The tragedy for them and for our country is that in winning the fight most of them have lost their perspective on it. They themselves have become absorbed by the machine they have built up. The money they have amassed usually means very little to them, but business is their passion. With millions upon millions piling up to their credit, they continue to hold down wages, to protect their profits, to keep the business running as it has always run.

That business has been built only because fundamentally it was for "the greatest good to the greatest number," but in the long fight they have lost sight of that fact. Let a new project arise which is for the general good and "it will hurt business!" they cry in alarm.

Ford kept his viewpoint. Partly because of his years on the farm, where he worked shoulder to shoulder with other men and learned essential democracy; partly because most of his work had been in mechanics rather than in business, but most of all because he is a simple, straight-thinking man, the tremendous Ford organization did not absorb him,

He had applied his machine idea first to an engine, then to a factory; in time he was to apply it to society as a whole.

"That Christmas present of ours is paying better dividends than any money we ever spent," he said to Couzens with a grin. "First thing we know, the men'll be paying us back more than we gave them. Look here." He spread on Couzens desk a double handful of letters from the men.

"They like it," he said soberly. "Some of them say they were worrying about Christmas bills, and so on. Those checks took a load off their minds, and they're pitching in and working hard to show they appreciate it. I guess in the long run anything that is good for the men is good for the company."

In the months that followed he continued to turn over in his mind various ideas which occurred to him, based on that principle.

The Ford employees and agents now numbered tens of thousands. They were scattered all over the earth, from Bombay to Nova Scotia, Switzerland, Peru, Bermuda, Africa, Alaska, India—everywhere were workers, helping Ford. Black men in turbans, yellow men in embroidered robes, men of all races and languages, speaking, thinking, living in ways incomprehensible to that quiet man who sat in his office in Detroit, were part of the vast machine out of which his millions poured.

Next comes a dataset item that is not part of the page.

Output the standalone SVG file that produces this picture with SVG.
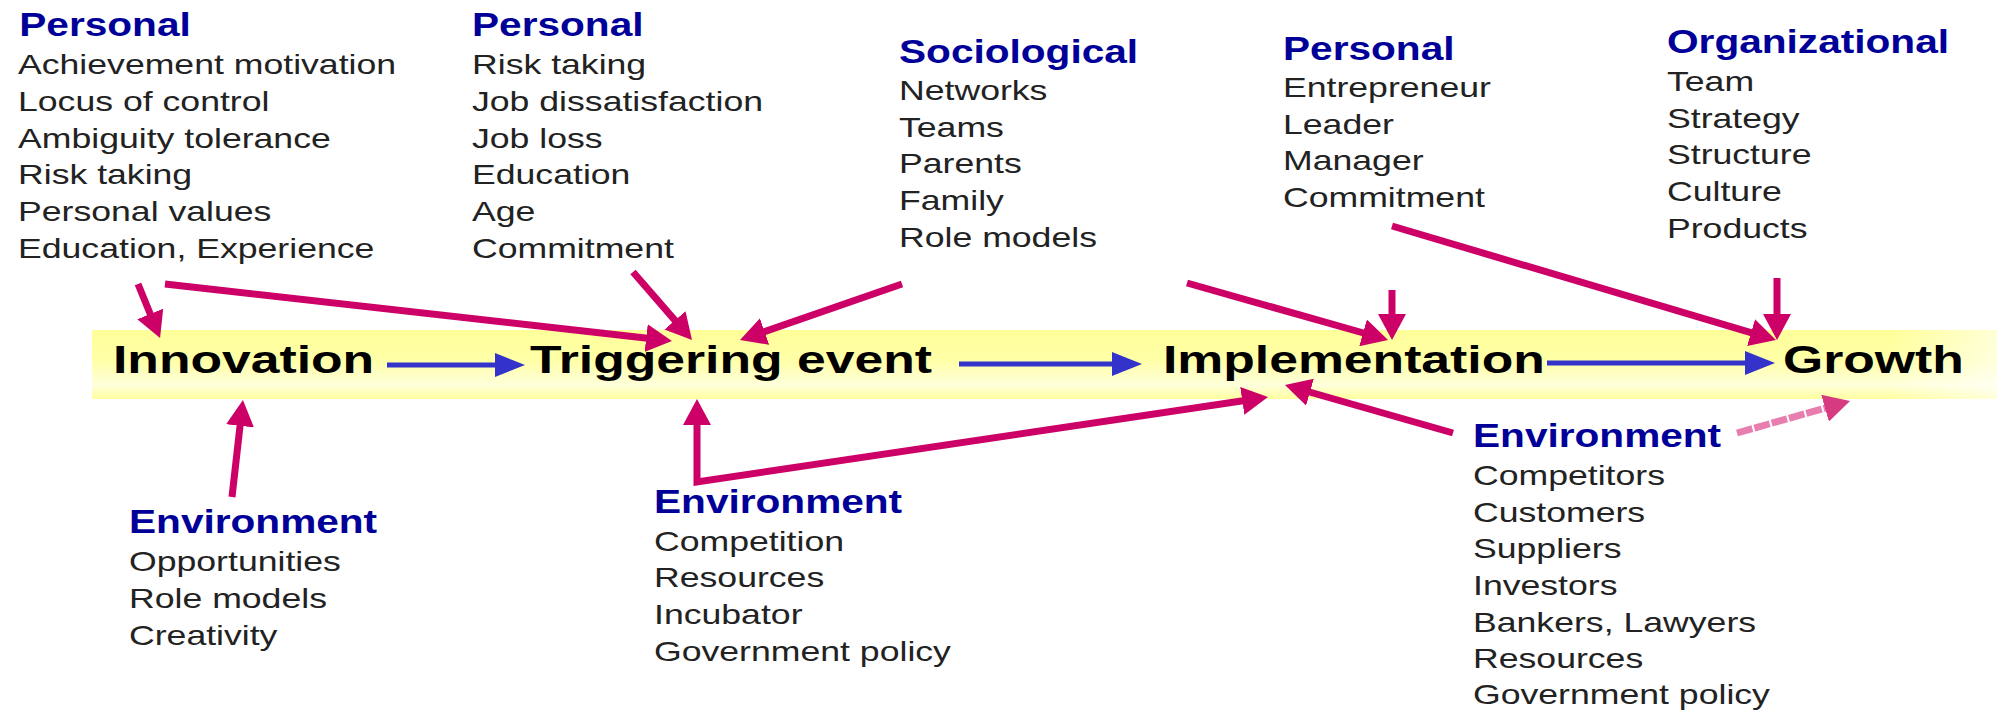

He thought it over—that great machine. He knew machines. He knew that the smallest part of one was as necessary as the largest, that every nut and screw was indispensable to the success of the whole. And while he brooded over the mighty machine his genius had created, the thought slowly formed itself in his mind that those multiplying millions of his were the weak spot in the organization. Those millions represented energy, and through him they were draining out of the machine, accumulating in a useless, idle store. Some way they must be put back.

"Everybody helps me," he said. "If I'm going to do my part I must help everybody!"

A new problem filled his mind. How should he put his money back into that smooth, efficient organization in such a way as to help all parts of it without disorganizing it? It was now a part of the business system of the world, founded on financial and social principles which underlie all society. It was no small matter to alter it.

Meantime, there were immediate practical necessities to be met. His business had far outgrown the Piquette avenue plant. A new factory must be built. He bought a tract of 276 acres in the northern part of Detroit and began to plan the construction of his present factory, a number of huge buildings covering more than forty-seven acres.

In this mammoth plant Ford had at last the opportunity, unhampered by any want of capital, to put into operation his old ideas of factory management. Here 1800 men were to work, quickly, efficiently, without the loss of a moment or a motion, all of them integral parts of one great machine. Each department makes one part of the Ford car, complete, from raw material to the finished product, and every part is carried swiftly and directly, by gravity, to the assembling room.

But Ford's new idea also began to express itself here. He meant to consider not only the efficiency but the happiness and comfort of his men.

The walls were made of plate glass, so that every part of the workrooms were light and well ventilated. One whole department, employing 500 men, was established to do nothing but sweep floors, wash windows, look after sanitary conditions generally. The floors are scrubbed every week with hot water and alkali. Twenty-five men are employed constantly in painting the walls and ceilings, keeping everything fresh and clean.

That winter the Christmas checks went again to all the employees. Ford was still working out a real plan by which his millions could help; meantime, he divided his profits in this makeshift fashion.

The following year the company moved to its new quarters. In that atmosphere of light and comfort the men worked better than ever before. Production broke another record—38,528 cars in one year were made and sold.

"And the automobile world is waiting to hear the next announcement from Henry Ford," said a trade journal at that time. "Whether or not he has another sensation in store is the livest topic of discussion in Detroit manufacturing circles—nay, even throughout the world."

Henry Ford was preparing another sensation, but this time it was to be in a larger field. He had startled the world, first, with a motor car, next with a factory. Now he was thinking of broad economic problems.